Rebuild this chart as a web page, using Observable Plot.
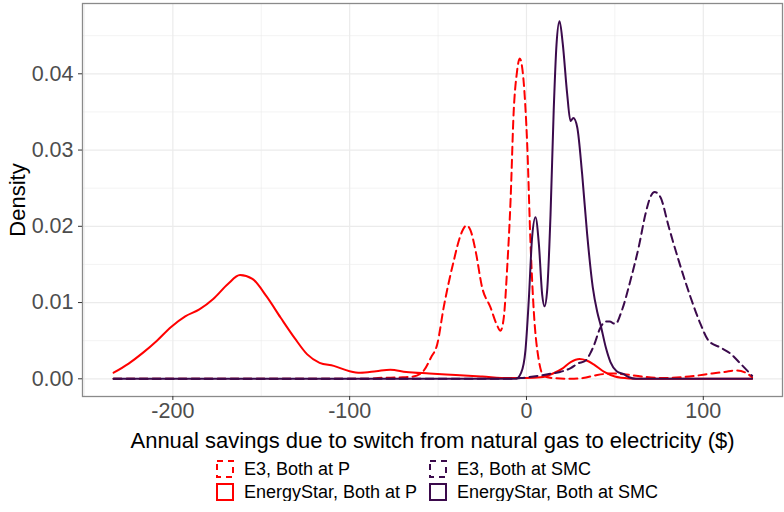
<!DOCTYPE html>
<html>
<head>
<meta charset="utf-8">
<script src="https://cdn.jsdelivr.net/npm/d3@7"></script>
<script src="https://cdn.jsdelivr.net/npm/@observablehq/plot@0.6"></script>
<style>
  html, body { margin: 0; padding: 0; background: #fff; }
  #wrap { width: 784px; font-family: "Liberation Sans", Arial, sans-serif; }
  #legend { display: flex; justify-content: center; padding-left: 90px; margin-top: 4px; }
  #legend .grid { display: grid; grid-template-columns: auto auto; column-gap: 12px; row-gap: 5px; }
  #legend .item { display: flex; align-items: center; font-size: 18px; color: #000; height: 18px; }
  #legend svg { margin-right: 10px; }
</style>
</head>
<body>
<div id="wrap"></div>
<script>
// ---- data ----
const seriesNames = ["E3, Both at P", "EnergyStar, Both at P", "E3, Both at SMC", "EnergyStar, Both at SMC"];

const e3PX = [-233.5, -90, -84, -70, -64, -58, -54, -50.5, -46.8, -41.1, -37.3, -33.9, -31.7, -28.8, -25.1, -20.4, -16.6, -14.7, -12.8, -10.9, -9, -7.2, -5.5, -3.8, -1.5, 0.4, 2.3, 4.1, 7, 9.8, 15, 25, 32, 40, 48, 55, 65, 77, 92, 105, 112, 119, 124.8, 127.6];
const e3PY = [0, 0, 0.0001, 0.0002, 0.0003, 0.0011, 0.0028, 0.0045, 0.0094, 0.0155, 0.0188, 0.0201, 0.0195, 0.0168, 0.0120, 0.0094, 0.0070, 0.0063, 0.0081, 0.0146, 0.0234, 0.0352, 0.0400, 0.0420, 0.0387, 0.0308, 0.0177, 0.0090, 0.0024, 0.0004, 0.0001, 0, 0.0001, 0.0005, 0.0007, 0.0006, 0.0003, 0.0001, 0.0003, 0.0007, 0.0009, 0.0011, 0.0007, 0.0002];

const esPX = [-233.5, -225, -217, -209, -201, -193, -185, -177, -169, -162, -155, -147, -139, -131, -124, -117, -109, -100, -94, -85, -77, -68, -55, -40, -25, -10, 0, 8, 15, 20, 25, 30, 34, 38, 44, 50, 58, 65, 127.6];
const esPY = [0.0008, 0.0020, 0.0034, 0.0050, 0.0068, 0.0082, 0.0091, 0.0105, 0.0124, 0.0136, 0.0131, 0.0108, 0.0080, 0.0053, 0.0032, 0.0021, 0.0017, 0.0010, 0.0008, 0.0010, 0.0012, 0.0009, 0.0007, 0.0005, 0.0003, 0.0001, 0.0001, 0.0002, 0.0007, 0.0013, 0.0022, 0.0026, 0.0024, 0.0019, 0.0009, 0.0003, 0.00005, 0, 0];

const e3SX = [-233.5, -10, -3, 4, 12, 19, 25, 29, 33.5, 36, 38, 42, 45, 47, 50.3, 54, 58.8, 63.5, 67.3, 70, 72.5, 75.8, 80.5, 86.1, 92.8, 98.4, 103, 109.7, 115.4, 121, 127.6];
const e3SY = [0, 0, 0.0001, 0.0003, 0.0006, 0.0009, 0.0014, 0.0020, 0.0024, 0.0033, 0.0043, 0.0068, 0.0075, 0.0075, 0.0072, 0.0090, 0.0129, 0.0173, 0.0216, 0.0238, 0.0245, 0.0238, 0.0199, 0.0155, 0.0107, 0.0072, 0.0050, 0.0041, 0.0033, 0.0020, 0.0004];

const esSX = [-233.5, -6, -3, -0.6, 1.3, 3.2, 5.1, 7, 8.9, 10.2, 11.7, 13.6, 15.4, 17, 18.7, 20.5, 23, 24.9, 26.5, 28.7, 31.5, 34.3, 37.5, 40, 42, 45, 47.5, 51, 55, 58, 62, 127.6];
const esSY = [0, 0, 0.0008, 0.0037, 0.0103, 0.0186, 0.0212, 0.0177, 0.0110, 0.0095, 0.0116, 0.0215, 0.0352, 0.0439, 0.0469, 0.0440, 0.0374, 0.0338, 0.0342, 0.0330, 0.0268, 0.0190, 0.0120, 0.0088, 0.0070, 0.0040, 0.0022, 0.0010, 0.0006, 0.0002, 0, 0];

const xTicks = [-200, -100, 0, 100];
const yTicks = [0, 0.01, 0.02, 0.03, 0.04];
const xMinor = [-250, -150, -50, 50];
const yMinor = [0.005, 0.015, 0.025, 0.035, 0.045];

const xTitle = "Annual savings due to switch from natural gas to electricity ($)";
const yTitle = "Density";

// ---- styles ----
const RED = "#FF0000", PURPLE = "#3B0A4C";
const styles = {
  "E3, Both at P": {stroke: RED, dash: "8,5"},
  "EnergyStar, Both at P": {stroke: RED, dash: null},
  "E3, Both at SMC": {stroke: PURPLE, dash: "8,5"},
  "EnergyStar, Both at SMC": {stroke: PURPLE, dash: null}
};

const raw = {
  "E3, Both at P": [e3PX, e3PY],
  "EnergyStar, Both at P": [esPX, esPY],
  "E3, Both at SMC": [e3SX, e3SY],
  "EnergyStar, Both at SMC": [esSX, esSY]
};
const rows = seriesNames.flatMap(s => raw[s][0].map((x, i) => ({series: s, x, y: raw[s][1][i]})));

const lineMarks = seriesNames.map(s => Plot.line(rows.filter(d => d.series === s), {
  x: "x", y: "y", stroke: styles[s].stroke, strokeWidth: 2,
  strokeDasharray: styles[s].dash || undefined, curve: "monotone-x"
}));

const chart = Plot.plot({
  width: 784, height: 456,
  marginLeft: 82, marginRight: 2, marginTop: 3, marginBottom: 60,
  style: {fontFamily: "'Liberation Sans', Arial, sans-serif", background: "#fff", overflow: "visible"},
  x: {domain: [-251.1, 144.8]},
  y: {domain: [-0.00232, 0.04922]},
  marks: [
    Plot.gridX(xMinor, {stroke: "#EBEBEB", strokeOpacity: 1, strokeWidth: 0.6}),
    Plot.gridY(yMinor, {stroke: "#EBEBEB", strokeOpacity: 1, strokeWidth: 0.6}),
    Plot.gridX(xTicks, {stroke: "#EBEBEB", strokeOpacity: 1, strokeWidth: 1.2}),
    Plot.gridY(yTicks, {stroke: "#EBEBEB", strokeOpacity: 1, strokeWidth: 1.2}),
    ...lineMarks,
    Plot.frame({stroke: "#8a8a8a", strokeWidth: 1.3}),
    Plot.axisX(xTicks, {tickSize: 4, tickPadding: 2, fontSize: 21.5, fill: "#4D4D4D", stroke: "#333", tickFormat: d => String(d), label: null}),
    Plot.axisY(yTicks, {tickSize: 4, tickPadding: 5, fontSize: 21.5, fill: "#4D4D4D", stroke: "#333", tickFormat: d3.format(".2f"), label: null}),
    Plot.text([xTitle], {text: d => d, frameAnchor: "bottom", dy: 44, lineAnchor: "middle", textAnchor: "middle", fontSize: 22, fill: "#000"}),
    Plot.text([yTitle], {text: d => d, frameAnchor: "left", dx: -65, rotate: -90, lineAnchor: "middle", textAnchor: "middle", fontSize: 22, fill: "#000"})
  ]
});

const wrap = document.getElementById("wrap");
wrap.appendChild(chart);

// ---- legend ----
const legend = document.createElement("div");
legend.id = "legend";
const grid = document.createElement("div");
grid.className = "grid";
const order = ["E3, Both at P", "E3, Both at SMC", "EnergyStar, Both at P", "EnergyStar, Both at SMC"];
for (const s of order) {
  const st = styles[s];
  const item = document.createElement("div");
  item.className = "item";
  item.innerHTML = `<svg width="18" height="18"><rect x="1" y="1" width="16" height="16" fill="none" stroke="${st.stroke}" stroke-width="2" ${st.dash ? 'stroke-dasharray="6,5"' : ''}/></svg><span>${s}</span>`;
  grid.appendChild(item);
}
legend.appendChild(grid);
wrap.appendChild(legend);
</script>
</body>
</html>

------------

◆ **Description of the task**:
Pull every line containing the word "chart" out of the material and copy it.

◆ **The completed task**:
Rebuild this chart as a web page, using Observable Plot.
const chart = Plot.plot({
wrap.appendChild(chart);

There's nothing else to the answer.